A titre personnel, ce texte a réveillé dans ma mémoire ma fascination pour les trains, l'ambiance surannée d'une gare du milieu du siècle dernier, l'haleine blanche des locomotives au charbon inondant la marquise de la station, sur le quai le mécanicien attentif avec sa burette d'huile à la main et son visage noirci, la voix chuintante des hauts-parleurs, l'épaisse torpeur des trains de nuit, la promiscuité des compartiments, les photos en noir et blanc de paysages qui les décoraient, le filet à bagages, les miroirs qui se faisaient face et multipliaient une image fuyante et oblique à l'infini, le confort douillet des voitures de 1° classe auxquelles je n'avais pas accès et je ne parle pas des wagons inconfortables et malodorants de 3° classe, le contrôleur à qui je tendais mon petit carton rose, son composteur de laiton qui le poinçonnait, le tangage monotone des boggies, la peur de s'endormir dans le train et de manquer la gare ... Et je me suis aussi souvenu des michelines aux couleurs délavées qui s’arrêtaient à toutes les gares de campagne...J'y ai retrouvé la ponctualité des trains de l'époque, l'amour des cheminots pour leur métier, leur jargon, leur mémoire des correspondances et des horaires et cette sorte d'aristocratie du rail qui différenciait les « roulants » et les mécaniciens des autres cheminots…

 

J'y ai retrouvé aussi l'atmosphère d'une ville de province, sans doute différente de ce qu'elle est aujourd'hui, peut-être, moins attractive à l'époque, plus inconnue aussi sans doute, puisqu'on avait du mal à la situer sur le cadastre national.
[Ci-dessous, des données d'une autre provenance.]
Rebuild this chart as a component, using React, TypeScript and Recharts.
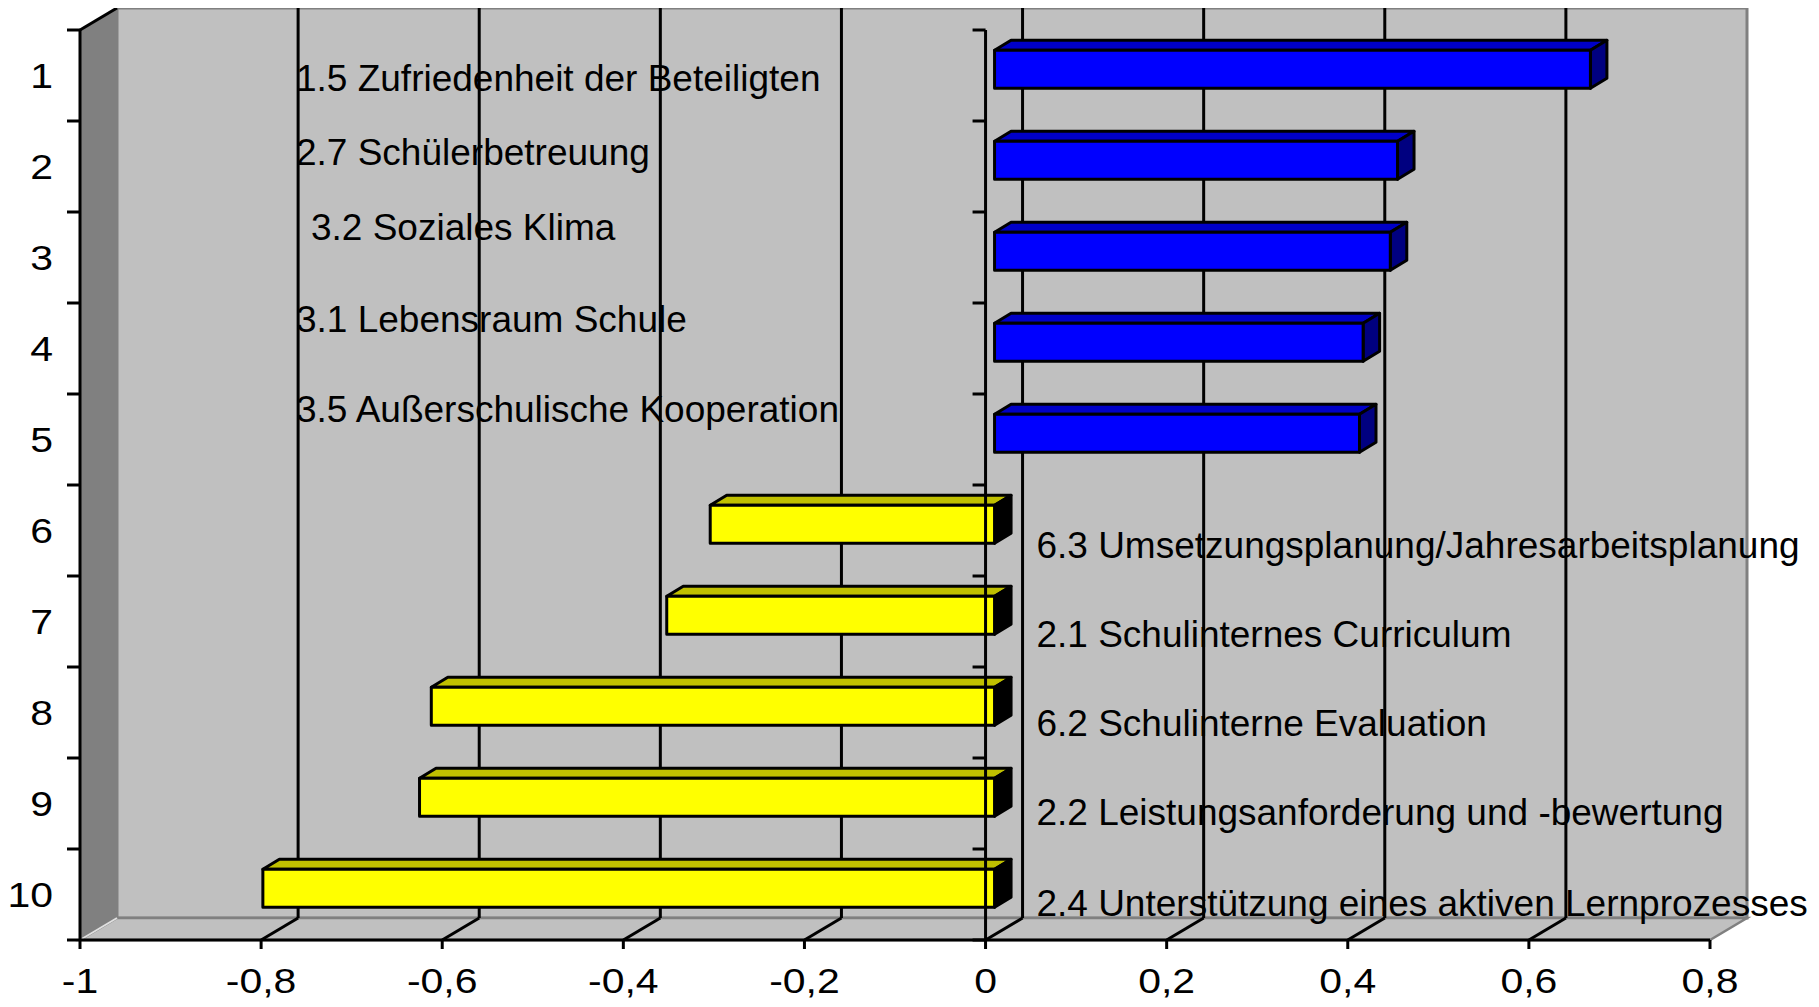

Le décor est au rendez-vous : le marché ici est toujours une tradition niortaise qui remonte au Moyen-Age, les foires de la place de la Brèche faisaient aussi partie de la vie de cette cité comme les bords de Sèvre qui annoncent le Marais Poitevin tout proche et « Le Grand Café » était le lieu de rencontre des Niortais . On pouvait même y croiser l'écrivain Ernest Perrochon, Prix Goncourt 1920 qui y avait ses habitudes. La balade dans la ville de l'époque a un petit côté suranné mais bien agréable quand même.

 

Cette intrigue mérite bien le sous-titre d'une « affaire d’État ». Ce fut pour moi un bon moment de lecture.